LAKEPORT, Calif. – Three men who were arrested in the Valley fire area have reached plea agreements with the District Attorney's Office, with their attorneys asserting that they were not there to commit crimes but to return to their rented property.
Dyami Gene Connell, 23; Michael James Jimenez, 28; and 24-year-old David Michael Cesari were arrested on Sept. 17 near Hidden Valley Lake, as Lake County News has reported.
The three men were set for preliminary hearing on Dec. 2. However, District Attorney Don Anderson said all three entered pleas based on agreements with his office.

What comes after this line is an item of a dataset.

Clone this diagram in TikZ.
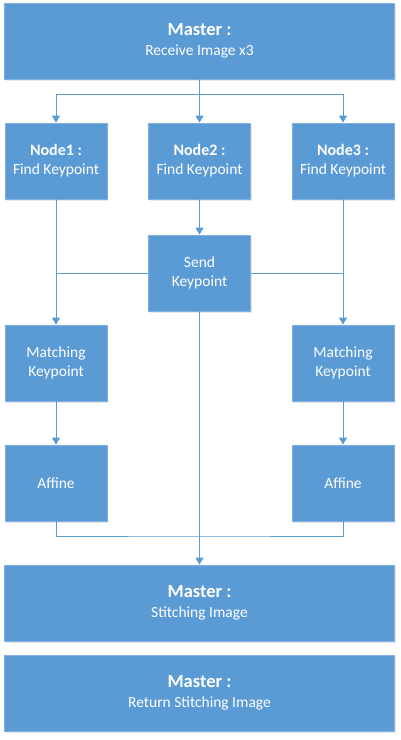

Anderson said Connell and Jimenez each pleaded to being in a restricted area. Both of the men, for whom this was their first offense, received 45 days in jail.
Cesari pleaded guilty to felony possession of a concealed .40-caliber semiautomatic pistol and could face a maximum of three years in prison. Anderson said Cesari's case has been referred to the Lake County Probation Department for a sentencing recommendation.
Cesari, who has no serious priors to speak of, is due to be sentenced Jan. 25, Anderson said.
Authorities had alleged the men were looting, and that they were found with a number of items in their vehicle that looked like burglary tools, including a mask, gloves, flashlights, binoculars and knives.
However, “We couldn't prove they were looting,” Anderson said, who suggested the sheriff's office had done “too good of a job” and caught them before they did anything.
Quite the opposite, said Santa Rosa attorney Chris Andrian, who represented Connell, and Jimenez's attorney Angela Carter, who oversees the county's public defender contract.
While the three men had been reported to have Bay Area addresses – Connell and Jimenez from Brisbane and Cesari from San Francisco – Andrian and Carter said Cesari and Connell had been renting a property in the area since December 2013 and were in the evacuation zone along with Jimenez while trying to return to the property to protect it. The landlord even vouched for them.
“They shouldn't have entered the evacuation zone, but they weren't the burglars they were presumed to be,” said Andrian.
As for the items found in the vehicle that appeared incriminating, Carter – who herself had to evacuate from her south county home during the Valley fire – said a lot of people had odd things in their vehicles as they fled the fire area.
On the day of the preliminary hearing, the rental agreement was presented to Anderson. He said it weighed into the resulting plea agreement quite a bit.
Both Andrian and Carter said the three men had been pilloried over their arrests – with Carter noting that they were made the poster boys for Valley fire looting cases, with fliers with their pictures posted in Middletown – yet none had been charged with looting in the first place.
Andrian noted that his daughter had called him to ask if he knew about the arrests of the men after hearing the allegations of the looting in the media.
“It's not something these guys should have done,” said Andrian, adding that it was hard for him to defend them going into an evacuation area. “They were stupid.”
Yet, their poor choice of entering the evacuation zone wasn't the same thing as being burglars, according to their attorneys.
Carter said her client will be able to do work service in lieu of actual jail time.
Anderson said this was the last of the cases stemming from arrests during the Valley fire.